The woman was 35-year-old Ashli Babbitt, a California native and Air Force veteran, her former husband told The Washington Post. Before her death in the Capitol, she had used her social media to express fervent support for President Trump and echo many of the president’s conspiracy theories and false claims of mass voter fraud.
Police have not yet confirmed Babbitt’s identity or confirmed details about how she was shot. The woman was shot by U.S. Capitol Police, D.C. Police Chief Robert J. Contee III told reporters on Wednesday.
Babbitt, a native of San Diego, served in Afghanistan and Iraq in the Air Force before other deployments with the National Guard to Kuwait and Qatar, ex-husband Timothy McEntee told The Post. McEntee and Babbitt met in the Air Force and were married for 14 years, before splitting in May 2019.
McEntee, who did not know Babbitt had traveled to D.C. for the protests, was shocked by the news of her death and described her as smart and strong-willed.
“I feel absolutely terrible and sick to my stomach about it,” he wrote in a text message. “She was never afraid to speak her mind and in a way this was her way of speaking her mind (going to the rally).”
McEntee said Babbitt had remarried and owned a pool supply company with her husband, Aaron Babbitt.
Babbitt’s mother-in-law told WTTG, which did not identify her by name, that her son did not accompany Babbitt to Washington.
“I really don’t know why she decided to do this,” she said.
In an interview with San Diego station KUSI, Babbitt’s husband said she was a passionate Trump supporter. McEntee echoed those sentiments, adding that she was “very loud and opinionated, but caring, sweet, thoughtful, loving.”

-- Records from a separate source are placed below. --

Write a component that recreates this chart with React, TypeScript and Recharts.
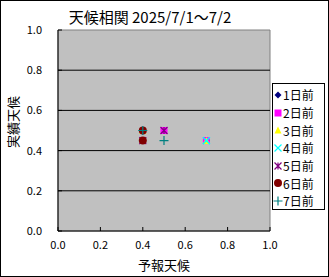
import { ScatterChart, Scatter, XAxis, YAxis, ReferenceArea, ReferenceLine } from "recharts";

const seriesNames = ["1日前", "2日前", "3日前", "4日前", "5日前", "6日前", "7日前"];
const seriesColors = ["#000080", "#FF00FF", "#FFFF00", "#00FFFF", "#800080", "#800000", "#008080"];
const seriesShapes = ["diamond", "square", "triangle", "x", "star", "circle", "plus"];

// predicted (x) / actual (y) pairs for 7/1 and 7/2
const day1 = [{ x: 0.4, y: 0.5 }, { x: 0.7, y: 0.45 }];
const day2 = [{ x: 0.5, y: 0.5 }, { x: 0.7, y: 0.45 }];
const day3 = [{ x: 0.4, y: 0.5 }, { x: 0.7, y: 0.45 }];
const day4 = [{ x: 0.7, y: 0.45 }, { x: 0.7, y: 0.45 }];
const day5 = [{ x: 0.5, y: 0.5 }, { x: 0.4, y: 0.45 }];
const day6 = [{ x: 0.4, y: 0.5 }, { x: 0.4, y: 0.45 }];
const day7 = [{ x: 0.4, y: 0.5 }, { x: 0.5, y: 0.45 }];
const seriesData = [day1, day2, day3, day4, day5, day6, day7];

const ticks = [0, 0.2, 0.4, 0.6, 0.8, 1.0];
const gridLines = [0.2, 0.4, 0.6, 0.8];

const font = "'MS PGothic', 'Noto Sans CJK JP', sans-serif";

function Marker({ kind, color, cx, cy }: { kind: string; color: string; cx: number; cy: number }) {
  const r = 3.5;
  switch (kind) {
    case "diamond":
      return <path d={`M${cx},${cy - r}L${cx + r},${cy}L${cx},${cy + r}L${cx - r},${cy}Z`} fill={color} />;
    case "square":
      return <rect x={cx - r} y={cy - r} width={r * 2} height={r * 2} fill={color} />;
    case "triangle":
      return <path d={`M${cx},${cy - r}L${cx + r},${cy + r}L${cx - r},${cy + r}Z`} fill={color} />;
    case "x":
      return <path d={`M${cx - r},${cy - r}L${cx + r},${cy + r}M${cx + r},${cy - r}L${cx - r},${cy + r}`} stroke={color} strokeWidth={1.2} />;
    case "star":
      return (
        <path
          d={`M${cx - r},${cy - r}L${cx + r},${cy + r}M${cx + r},${cy - r}L${cx - r},${cy + r}M${cx},${cy - r}L${cx},${cy + r}`}
          stroke={color}
          strokeWidth={1.2}
        />
      );
    case "circle":
      return <circle cx={cx} cy={cy} r={r + 0.5} fill={color} />;
    default:
      return <path d={`M${cx - r - 1},${cy}L${cx + r + 1},${cy}M${cx},${cy - r - 1}L${cx},${cy + r + 1}`} stroke={color} strokeWidth={1.2} />;
  }
}

const XTick = (props: any) => {
  const { x, y, payload } = props;
  return (
    <g>
      <line x1={x} y1={y} x2={x} y2={y - 4} stroke="#000" />
      <text x={x} y={y + 18} textAnchor="middle" fontSize={11} fontFamily={font} fill="#000">
        {Number(payload.value).toFixed(1)}
      </text>
    </g>
  );
};

const YTick = (props: any) => {
  const { x, y, payload } = props;
  return (
    <g>
      <line x1={x} y1={y} x2={x + 4} y2={y} stroke="#000" />
      <text x={x - 16} y={y + 4} textAnchor="end" fontSize={11} fontFamily={font} fill="#000">
        {Number(payload.value).toFixed(1)}
      </text>
    </g>
  );
};

const YLabel = () => (
  <text x={18} y={122} transform="rotate(-90 18 122)" textAnchor="middle" fontSize={13} fontFamily={font} fill="#000">
    実績天候
  </text>
);

export default function App() {
  return (
    <div style={{ position: "fixed", left: 0, top: 0, width: 329, height: 277, background: "#fff" }}>
      <ScatterChart width={329} height={277} margin={{ top: 30, right: 59, left: 0, bottom: 0 }}>
        <XAxis
          type="number"
          dataKey="x"
          domain={[0, 1]}
          ticks={ticks}
          tickSize={0}
          tickMargin={0}
          tick={<XTick />}
          height={46}
          stroke="#000"
          label={{ value: "予報天候", position: "insideBottom", offset: 7, fontSize: 13, fontFamily: font, fill: "#000" }}
        />
        <YAxis
          type="number"
          dataKey="y"
          domain={[0, 1]}
          ticks={ticks}
          tickSize={0}
          tickMargin={0}
          tick={<YTick />}
          width={58}
          stroke="#000"
          label={YLabel}
        />
        <ReferenceArea x1={0} x2={1} y1={0} y2={1} fill="#C0C0C0" fillOpacity={1} stroke="#808080" />
        {gridLines.map((v) => (
          <ReferenceLine key={v} y={v} stroke="#000" strokeWidth={1} />
        ))}
        {seriesNames.map((name, i) => (
          <Scatter
            key={name}
            name={name}
            data={seriesData[i]}
            isAnimationActive={false}
            shape={(p: any) => <Marker kind={seriesShapes[i]} color={seriesColors[i]} cx={p.cx} cy={p.cy} />}
          />
        ))}
      </ScatterChart>
      <div
        style={{
          position: "absolute",
          left: 0,
          top: 6,
          width: 300,
          fontFamily: font,
          fontSize: 15,
          textAlign: "center",
        }}
      >
        天候相関 2025/7/1～7/2
      </div>
      <div
        style={{
          position: "absolute",
          left: 272,
          top: 83,
          width: 53,
          height: 127,
          border: "1px solid #000",
          background: "#fff",
          boxSizing: "border-box",
          paddingTop: 2,
        }}
      >
        {seriesNames.map((name, i) => (
          <div key={name} style={{ height: 17.7, display: "flex", alignItems: "center", fontFamily: font, fontSize: 12 }}>
            <svg width={10} height={12}>
              <Marker kind={seriesShapes[i]} color={seriesColors[i]} cx={5} cy={6} />
            </svg>
            <span>{name}</span>
          </div>
        ))}
      </div>
      <div
        style={{
          position: "absolute",
          left: 0,
          top: 0,
          width: 329,
          height: 277,
          border: "1px solid #000",
          boxSizing: "border-box",
          pointerEvents: "none",
        }}
      />
    </div>
  );
}
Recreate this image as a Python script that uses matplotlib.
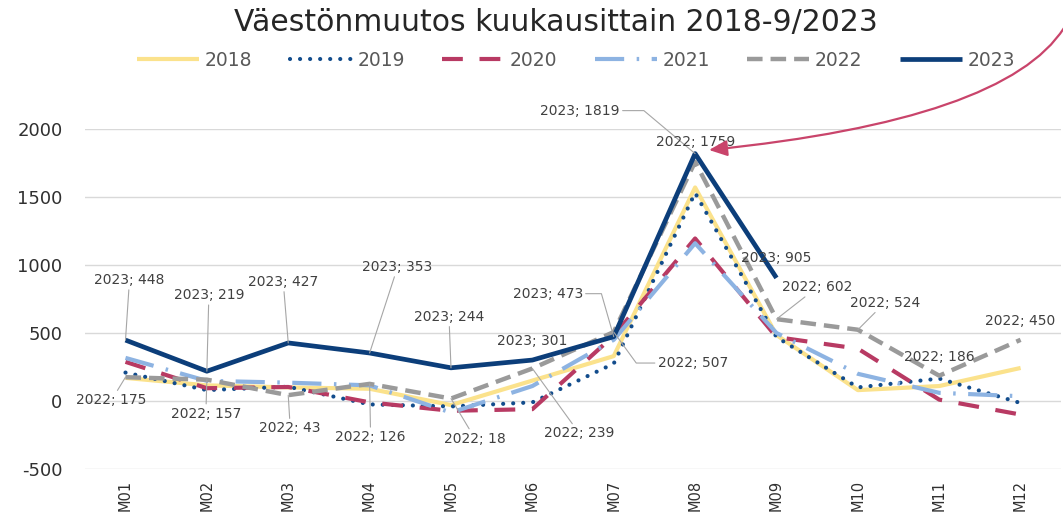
import matplotlib
matplotlib.use("Agg")
import matplotlib.pyplot as plt
from matplotlib.path import Path
from matplotlib.patches import FancyArrowPatch
import numpy as np

# ---------------- data ----------------
months = ['M01', 'M02', 'M03', 'M04', 'M05', 'M06', 'M07', 'M08', 'M09', 'M10', 'M11', 'M12']
years = ['2018', '2019', '2020', '2021', '2022', '2023']
v2018 = [170, 115, 100, 90, -30, 150, 330, 1570, 485, 80, 110, 243]
v2019 = [209, 80, 105, -25, -40, -10, 275, 1530, 470, 100, 165, -15]
v2020 = [288, 94, 103, -10, -72, -60, 480, 1195, 470, 385, 10, -100]
v2021 = [317, 148, 135, 115, -85, 110, 450, 1160, 500, 200, 60, 35]
v2022 = [175, 157, 43, 126, 18, 239, 507, 1759, 602, 524, 186, 450]
v2023 = [448, 219, 427, 353, 244, 301, 473, 1819, 905]
yticks = [-500, 0, 500, 1000, 1500, 2000]
title = 'Väestönmuutos kuukausittain 2018-9/2023'

series = [v2018, v2019, v2020, v2021, v2022, v2023]

# ---------------- styles ----------------
styles = [
    dict(color='#FBE28C', lw=3.0, ls='-', solid_capstyle='butt'),
    dict(color='#124C8C', lw=3.0, ls=(0, (0.01, 2.4)), dash_capstyle='round'),
    dict(color='#B83A63', lw=3.0, ls=(0, (5, 4))),
    dict(color='#8DB3E2', lw=3.0, ls=(0, (7, 3, 0.6, 3))),
    dict(color='#9A9A9A', lw=3.2, ls=(0, (3.5, 1.8))),
    dict(color='#0C3E7A', lw=3.4, ls='-', solid_capstyle='butt'),
]

plt.rcParams['font.family'] = ['DejaVu Sans']

W, H = 1063, 514
fig = plt.figure(figsize=(W / 100, H / 100), dpi=100)
left_px, right_px, top_px, bot_px = 84.8, 1061.3, 129, 469
ax = fig.add_axes([left_px / W, (H - bot_px) / H, (right_px - left_px) / W, (bot_px - top_px) / H])

x = np.arange(len(months))
handles = []
for yr, vals, st in zip(years, series, styles):
    h, = ax.plot(x[:len(vals)], vals, label=yr, **st)
    handles.append(h)

ax.set_xlim(-0.5, len(months) - 0.5)
ax.set_ylim(-500, 2000)
ax.set_yticks(yticks)
ax.set_yticklabels([str(t) for t in yticks], fontsize=13, color='#303030')
ax.set_xticks(x)
ax.set_xticklabels(months, rotation=90, fontsize=10.5, color='#303030')
ax.tick_params(axis='both', length=0)
ax.tick_params(axis='y', pad=16)
ax.tick_params(axis='x', pad=8)
for s in ax.spines.values():
    s.set_visible(False)
ax.grid(axis='y', color='#D9D9D9', lw=1.0)
ax.set_axisbelow(True)

# ---------------- title & legend ----------------
fig.text(556 / W, 1 - 23 / H, title, ha='center', va='center', fontsize=21.5, color='#262626')
leg = fig.legend(handles=handles, loc='center', bbox_to_anchor=(576 / W, 1 - 60 / H),
                 ncol=6, frameon=False, fontsize=13.5, handlelength=3.3,
                 handletextpad=0.3, columnspacing=2.0)
for t in leg.get_texts():
    t.set_color('#595959')

# ---------------- data labels ----------------
lead = dict(arrowstyle='-', color='#A6A6A6', lw=0.8, shrinkA=0, shrinkB=0)
# (series index, month index, dx px, dy px (image down positive), leader, relpos, connection)
labels = [
    (5, 0, 4, -60, True, None, None),
    (5, 1, 2, -76, True, None, None),
    (5, 2, -5, -61, True, None, None),
    (5, 3, 28, -86, True, None, None),
    (5, 4, -2, -51, True, None, None),
    (5, 5, 0, -19, False, None, None),
    (5, 6, -66, -43, True, (1, 0.5), 'angle,angleA=0,angleB=106,rad=0'),
    (5, 7, -115, -43, True, (1, 0.5), 'angle,angleA=0,angleB=140,rad=0'),
    (4, 7, 1, -20, False, None, None),
    (5, 8, 0, -20, False, None, None),
    (4, 8, 41, -32, True, None, None),
    (4, 9, 27, -27, True, None, None),
    (4, 10, 0, -19, False, None, None),
    (4, 11, 0, -19, False, None, None),
    (4, 6, 79, 31, True, (0, 0.5), 'angle,angleA=0,angleB=-54,rad=0'),
    (4, 0, -14, 23, True, None, None),
    (4, 1, -1, 34, True, None, None),
    (4, 2, 2, 33, True, None, None),
    (4, 3, 1, 53, True, None, None),
    (4, 4, 24, 40, True, None, None),
    (4, 5, 47, 65, True, None, None),
]
for si, mi, dx, dy, has_lead, relpos, conn in labels:
    val = series[si][mi]
    kw = {}
    if has_lead:
        ap = dict(lead)
        if relpos is not None:
            ap['relpos'] = relpos
        if conn is not None:
            ap['connectionstyle'] = conn
        kw['arrowprops'] = ap
    ax.annotate(f'{years[si]}; {val}', xy=(mi, val), xytext=(dx, -dy),
                textcoords='offset pixels', ha='center', va='center',
                fontsize=10, color='#404040', annotation_clip=False, zorder=5, **kw)

# ---------------- pink arrow (figure pixel positions, image y down) ----------------
def fpt(px, py):
    return (px / W, 1 - py / H)

arrow_path = Path([fpt(1064, 28), fpt(1005, 120), fpt(709, 150)],
                  [Path.MOVETO, Path.CURVE3, Path.CURVE3])
fig.patches.append(FancyArrowPatch(
    path=arrow_path, transform=fig.transFigure,
    arrowstyle='-|>,head_length=5,head_width=2.2',
    color='#C9446B', lw=1.6, mutation_scale=2.2, clip_on=False))

fig.savefig('out.png', dpi=100)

“You would never forget meeting her,” he wrote.
On social media, Babbitt recorded combative videos about immigration policy, while expressing her support for a border wall. In early September, she tweeted a picture from a Trump boat parade in San Diego wearing a shirt that said, “We are Q,” referring to QAnon, the far-right conspiracy theory. The tweet also included the hashtag “#WWG1WGA,” an acronym used by supporters who believe in the claims that Trump was battling a group of “deep state” child abusers.
Babbitt also retweeted messages calling for Vice President Pence to resign and be charged with treason, videos of Trump rallies and photos of the president’s supporters flying to D.C. for the protests.
In one of her final posts, she responded to a tweet saying many flights to D.C. were canceled because of weather. “The entire world is corrupt,” the person said.
In response, Babbitt wrote: “Nothing will stop us … they can try and try and try but the storm is here and it is descending upon DC in less than 24 hours … dark to light!”